## DATA SECTION
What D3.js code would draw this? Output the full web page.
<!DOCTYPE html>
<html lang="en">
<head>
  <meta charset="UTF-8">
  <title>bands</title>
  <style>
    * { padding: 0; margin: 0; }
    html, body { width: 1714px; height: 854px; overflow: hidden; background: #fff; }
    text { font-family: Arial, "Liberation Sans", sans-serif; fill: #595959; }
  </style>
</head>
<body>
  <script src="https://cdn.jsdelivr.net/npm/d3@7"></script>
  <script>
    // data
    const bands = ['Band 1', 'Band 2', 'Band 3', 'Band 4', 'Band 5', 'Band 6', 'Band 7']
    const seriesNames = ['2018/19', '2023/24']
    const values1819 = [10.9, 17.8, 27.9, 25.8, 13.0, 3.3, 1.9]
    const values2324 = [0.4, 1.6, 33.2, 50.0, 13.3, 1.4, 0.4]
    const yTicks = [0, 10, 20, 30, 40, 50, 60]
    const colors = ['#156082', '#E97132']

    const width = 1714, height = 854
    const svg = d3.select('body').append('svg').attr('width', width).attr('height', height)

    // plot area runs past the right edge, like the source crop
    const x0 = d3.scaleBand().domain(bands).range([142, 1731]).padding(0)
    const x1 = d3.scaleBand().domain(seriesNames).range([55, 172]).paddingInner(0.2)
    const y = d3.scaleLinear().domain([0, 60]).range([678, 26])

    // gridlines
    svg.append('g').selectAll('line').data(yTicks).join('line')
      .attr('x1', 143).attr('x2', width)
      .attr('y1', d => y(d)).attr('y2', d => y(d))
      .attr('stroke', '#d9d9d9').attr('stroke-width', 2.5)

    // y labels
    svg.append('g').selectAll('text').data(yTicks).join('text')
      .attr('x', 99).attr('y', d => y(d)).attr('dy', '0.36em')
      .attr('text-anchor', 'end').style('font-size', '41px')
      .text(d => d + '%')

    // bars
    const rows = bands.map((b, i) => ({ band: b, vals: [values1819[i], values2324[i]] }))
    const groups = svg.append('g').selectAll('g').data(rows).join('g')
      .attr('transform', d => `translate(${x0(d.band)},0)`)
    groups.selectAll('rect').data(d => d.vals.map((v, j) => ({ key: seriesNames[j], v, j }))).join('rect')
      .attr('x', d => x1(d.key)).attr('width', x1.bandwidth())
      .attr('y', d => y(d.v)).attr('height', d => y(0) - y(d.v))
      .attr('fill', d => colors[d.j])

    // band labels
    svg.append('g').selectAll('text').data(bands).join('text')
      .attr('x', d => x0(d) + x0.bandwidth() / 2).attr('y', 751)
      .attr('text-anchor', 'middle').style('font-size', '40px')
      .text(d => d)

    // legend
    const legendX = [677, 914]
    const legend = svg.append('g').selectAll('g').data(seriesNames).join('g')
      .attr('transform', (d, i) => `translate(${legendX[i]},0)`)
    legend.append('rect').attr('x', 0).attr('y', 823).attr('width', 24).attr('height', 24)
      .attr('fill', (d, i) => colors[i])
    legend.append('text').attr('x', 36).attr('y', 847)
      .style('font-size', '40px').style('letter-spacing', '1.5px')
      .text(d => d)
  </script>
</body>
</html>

## REQUIRED TASK
Reproduce the listing above word for word.

## CORRECT OUTPUT
What D3.js code would draw this? Output the full web page.
<!DOCTYPE html>
<html lang="en">
<head>
  <meta charset="UTF-8">
  <title>bands</title>
  <style>
    * { padding: 0; margin: 0; }
    html, body { width: 1714px; height: 854px; overflow: hidden; background: #fff; }
    text { font-family: Arial, "Liberation Sans", sans-serif; fill: #595959; }
  </style>
</head>
<body>
  <script src="https://cdn.jsdelivr.net/npm/d3@7"></script>
  <script>
    // data
    const bands = ['Band 1', 'Band 2', 'Band 3', 'Band 4', 'Band 5', 'Band 6', 'Band 7']
    const seriesNames = ['2018/19', '2023/24']
    const values1819 = [10.9, 17.8, 27.9, 25.8, 13.0, 3.3, 1.9]
    const values2324 = [0.4, 1.6, 33.2, 50.0, 13.3, 1.4, 0.4]
    const yTicks = [0, 10, 20, 30, 40, 50, 60]
    const colors = ['#156082', '#E97132']

    const width = 1714, height = 854
    const svg = d3.select('body').append('svg').attr('width', width).attr('height', height)

    // plot area runs past the right edge, like the source crop
    const x0 = d3.scaleBand().domain(bands).range([142, 1731]).padding(0)
    const x1 = d3.scaleBand().domain(seriesNames).range([55, 172]).paddingInner(0.2)
    const y = d3.scaleLinear().domain([0, 60]).range([678, 26])

    // gridlines
    svg.append('g').selectAll('line').data(yTicks).join('line')
      .attr('x1', 143).attr('x2', width)
      .attr('y1', d => y(d)).attr('y2', d => y(d))
      .attr('stroke', '#d9d9d9').attr('stroke-width', 2.5)

    // y labels
    svg.append('g').selectAll('text').data(yTicks).join('text')
      .attr('x', 99).attr('y', d => y(d)).attr('dy', '0.36em')
      .attr('text-anchor', 'end').style('font-size', '41px')
      .text(d => d + '%')

    // bars
    const rows = bands.map((b, i) => ({ band: b, vals: [values1819[i], values2324[i]] }))
    const groups = svg.append('g').selectAll('g').data(rows).join('g')
      .attr('transform', d => `translate(${x0(d.band)},0)`)
    groups.selectAll('rect').data(d => d.vals.map((v, j) => ({ key: seriesNames[j], v, j }))).join('rect')
      .attr('x', d => x1(d.key)).attr('width', x1.bandwidth())
      .attr('y', d => y(d.v)).attr('height', d => y(0) - y(d.v))
      .attr('fill', d => colors[d.j])

    // band labels
    svg.append('g').selectAll('text').data(bands).join('text')
      .attr('x', d => x0(d) + x0.bandwidth() / 2).attr('y', 751)
      .attr('text-anchor', 'middle').style('font-size', '40px')
      .text(d => d)

    // legend
    const legendX = [677, 914]
    const legend = svg.append('g').selectAll('g').data(seriesNames).join('g')
      .attr('transform', (d, i) => `translate(${legendX[i]},0)`)
    legend.append('rect').attr('x', 0).attr('y', 823).attr('width', 24).attr('height', 24)
      .attr('fill', (d, i) => colors[i])
    legend.append('text').attr('x', 36).attr('y', 847)
      .style('font-size', '40px').style('letter-spacing', '1.5px')
      .text(d => d)
  </script>
</body>
</html>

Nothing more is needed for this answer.